As the report continues, it becomes apparent that what it is proposing is a refurbishment of the existing “revisionist” approach, amending some misjudgments and correcting some overreaches. Below are the five dimensions of their “way forward”, with some of my impressions of what they are proposing in each.
Greater clarity about the politics of globalisation: comprehensive reform of global economic governance; active measures to promote responsible business behaviour; and going beyond the ‘enabling state’-as-training-scheme to a “new era of industrial activism” — while stressing that none of this means that the “big state is back”.

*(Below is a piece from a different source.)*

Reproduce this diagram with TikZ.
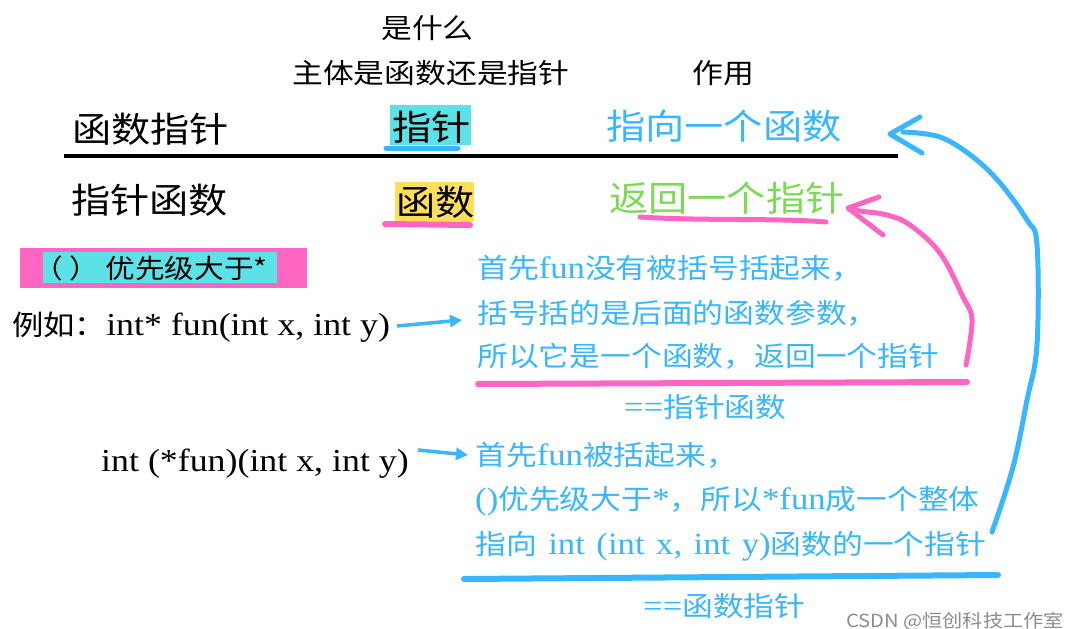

Coming to terms with the centre-right response to the financial crisis: where conservatives capture traditional social democratic territory, such as the need for active government during the global recession, progressives should ’stand their ground’ rather than moving further left in response.
Understanding the weight of anxiety about moral and social decline: although rhetoric such as ‘broken Britain’ is exaggerated, progressives should acknowledge the unease it reflects by rediscovering traditional narratives about what makes a good citizen and the politics of virtue, perhaps drawing upon the work of US moral philosopher Michael Sandel.
Confronting confusion about the politics of redistribution and fairness: by framing welfare rights and responsibilities in a way that aligns with what UK Labour minister John Denham has called the “fairness code” of the general population, taking into account desert, opportunity, and the avoidance of material hardship.
A bold plan for the future that captures the imagination of social democracy’s natural allies, new and old: a coalition of modernising institutions, working with sister organisations and thinktanks throughout Europe, drawing on the experience of the US Democratic Leadership Council that helped to elect Bill Clinton.
Apart from perhaps the first of these, it’s not clear that this amounts to much change at the policy level (as opposed to strategy and messaging), but it does represent an attempt to articulate a clear and comprehensive post-crisis progressive programme.
It will be interesting to see where the Amsterdam process takes these initial broad-brush propositions.